Note that rainscreens are designed on the basis of Cpe not (Cpe - Cpi ), the value normally given by structural engineers.
However the pressure difference acting across the air barrier should still be taken as the full pressure difference acting across the wall. Note that wind pressures are transient and that the peak pressures on the rainscreen and the air barrier do not occur simultaneously. For this reason the two peak pressures do not sum to the peak pressure difference across the wall.
Detailed calculation or measurement may well show that the peak pressure difference across the rainscreen is considerably less than two-thirds of the peak external pressure.
The design wind pressure is also used to determine the test pressures for water penetration resistance, Section 01.03.
Calculated wind pressures
The site wind pressures for the wall shall be calculated in accordance with the current national code for the determination of wind load on buildings.
Knowledge of the anticipated wind pressures, currently calculated using BS 6399: Part 2, is fundamental to the design of the wall and to the establishment of the peak pressures acting on the wall.
Wind loading is covered in greater detail in Section 04.04.
Overcladding
Overcladding or recladding an existing building may change the magnitude and location of the forces carried by its primary structure. The ability of the structure to carry the new loading shoul be verified by a structural engineer.
Loading may change because:
- Overcladding may transfer the wind loading to the original building as point loads at the fixings, not as a uniform pressure;
- The surface area may increase;
- The weight of the overcladding may increase the dead loads.

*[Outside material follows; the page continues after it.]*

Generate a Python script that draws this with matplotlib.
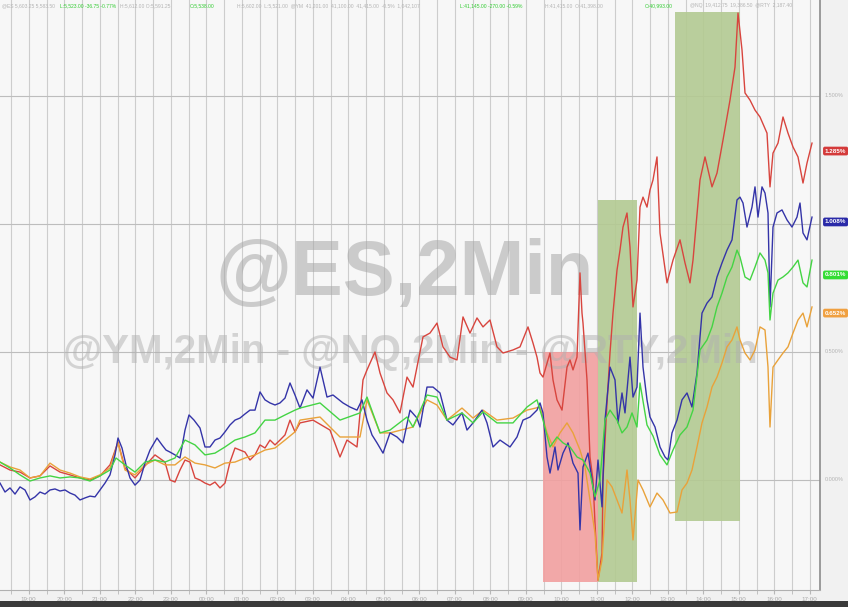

The increase in loading may or may not be significant depending on the form of the original structure and the type of overcladding.
Wind resistance - cyclic loading
Panels, framing members, fasteners and fixings of a rainscreen wall should take into account the effect of wind load fatigue. Fatigue is not normally a design limiting requirement. However, wind fatigue loads may be significant when flexible components interface with more rigid components or where brittle panels are overly restrained by their fixings.
There should be no reduction in performance after the effective wind pressure has been applied in the following sequence from BRE Digest 346, 7:
| Effective wind pressure (%) | Number of cycles |
| 90 | 1 |
| 40 | 960 |
| 60 | 60 |
| 50 | 240 |
| 80 | 5 |
| 70 | 14 |
| Repeat this sequence five times | |
| 100 | 1 |
| Cyclic wind loading from BRE Digest 346,7 | |
The above sequence of 6401 cycles of loading represents the significant cycles of wind loading that will occur during the design life of the building.
Alternatively a simpler but more onerous test can be carried out by applying a 100% effective wind pressure over 10000 cycles.
Dead load and live loads
Dead loads and live loads in general are described in Section 04.02. When considering a rainscreen wall it is essential that loads are allocated appropriately to either the rainscreen, the air barrier or the structural elements (framing or backing wall).
The dead weight of the cladding panels, particularly for overcladding, will lie in a plane outside the primary structure. Fixings and brackets will generally have to carry moments due to this off-set.
Cladding panels used in a rainscreen may be wetted from both faces and when calculating the dead weight of panels the saturated weight should be used.
Transferred loads
When overcladding an existing structure the primary building structure should be capable of carrying all existing loads and the additional loading imposed by the overcladding. Re-analysis of the existing primary structure may have to be as detailed as that undertaken for a new structure.